Step 3: Saute the aromatics: Utilize the residual heat by sauteing the garlic, red pepper flakes, and rosemary until they become aromatic, around 1-2 minutes. This also helps to loosen any flavorful browned bits stuck to the pan.
Step 4: Continue sauteing: Increase the heat to medium and add the onion and red pepper to the pan. Saute for 8-10 minutes until the vegetables have softened.
Step 5: Deglaze the pan: Add white wine to the pan, bring it to a boil, and then reduce it to a simmer. Use this opportunity to scrape up any remaining tasty bits stuck to the bottom.
Step 6: Simmer the stew: Add diced tomatoes, clam juice, and the cooked mushrooms back to the pan. Season with salt and pepper. Let the stew simmer for 15-20 minutes.
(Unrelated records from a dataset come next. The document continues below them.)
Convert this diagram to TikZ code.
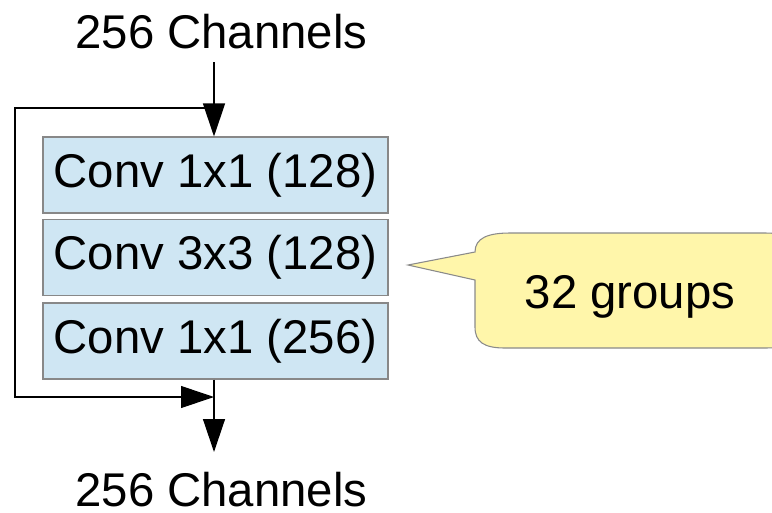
\documentclass[tikz,border=0pt]{standalone}
\usepackage{fontspec}
\setmainfont{Liberation Sans}
\usetikzlibrary{arrows.meta}
\definecolor{boxfill}{HTML}{CFE6F3}
\definecolor{boxline}{HTML}{888888}
\definecolor{callfill}{HTML}{FFF6AA}
\definecolor{callline}{HTML}{8A8A8A}
\tikzset{
  convbox/.style={draw=boxline, line width=0.8pt, fill=boxfill, minimum width=258.75pt, minimum height=57pt, inner sep=0pt, font=\fontsize{35.5pt}{40pt}\selectfont},
  label/.style={inner sep=0pt, anchor=base, font=\fontsize{35.5pt}{40pt}\selectfont},
  flow/.style={line width=1pt, -{Triangle[length=24.75pt,width=16.5pt]}},
  skip/.style={line width=0.8pt, -{Triangle[length=24.75pt,width=16.5pt]}},
}
\begin{document}
\begin{tikzpicture}[x=0.75pt,y=-0.75pt]
\useasboundingbox (0,0) rectangle (772,512);
% callout
\draw[draw=callline, line width=0.8pt, fill=callfill]
  (475,280) -- (408,265) -- (475,252)
  .. controls (475,238) and (488,233) .. (510,233) -- (765,233)
  .. controls (790,233) and (800,240) .. (800,255) -- (800,328)
  .. controls (800,342) and (790,348) .. (765,348) -- (505,348)
  .. controls (484,348) and (475,342) .. (475,327) -- cycle;
\node[inner sep=0pt, anchor=base, font=\fontsize{35.5pt}{40pt}\selectfont] (grp) at (630,308) {32 groups};
% boxes
\node[convbox] (b1) at (215.5,175) {Conv 1x1 (128)};
\node[convbox] (b2) at (215.5,257.5) {Conv 3x3 (128)};
\node[convbox] (b3) at (215.5,341) {Conv 1x1 (256)};
% labels
\node[label] (tin) at (221.5,48) {256 Channels};
\node[label] (tout) at (221.5,506) {256 Channels};
% coordinates
\coordinate (c0) at (214,62);
\coordinate (s1) at (214,108);
\coordinate (s2) at (15,108);
\coordinate (s3) at (15,397);
\coordinate (s4) at (214,397);
\coordinate (c5) at (214,452);
% connectors
\draw[flow] (c0) -- (c0 |- b1.north);
\draw[skip] (s1) -- (s2) -- (s3) -- (s4);
\draw[flow] (c0 |- b3.south) -- (c5);
\end{tikzpicture}
\end{document}
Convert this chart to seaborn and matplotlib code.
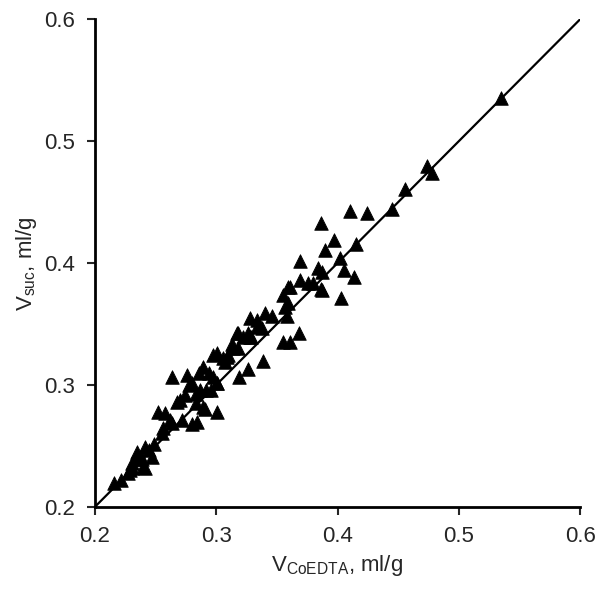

Finish the dish: Introduce the cooked shrimp and half of the parsley to the pan. Simmer until the shrimp are fully cooked, if needed. Season with salt and pepper to taste. Serve the dish hot!
Over the years, I’ve served cacciatore in various ways. Here are some serving suggestions:
- Enjoy it with warm crusty bread to soak up the flavorful juices. A baguette works well, or you can try making my focaccia if you’re up for a weekend project.
- Pair the dish with a kale caesar salad for a bright and zesty contrast to the hearty shrimp.
- Transform the shrimp cacciatore into a pasta dish by boiling some spaghetti until al dente, then toss it in the sauce to coat the noodles. Orzo is also a great alternative.
- For something rich and indulgent, try serving the shrimp cacciatore over mascarpone polenta.
This shrimp cacciatore can be stored in an airtight container in the refrigerator for up to 3 days. To reheat, gently simmer the dish on the stove until warmed through. If needed, you can add a little clam juice, seafood stock, or water to loosen up the sauce.
Make-Ahead Instructions: The flavors of this dish develop even further when it’s made ahead of time. Follow the recipe, but omit cooking the shrimp. Saute the mushrooms, aromatics, vegetables, and simmer the stew. Just before serving, simmer the shrimp in the sauce until cooked through, which should only take a few minutes.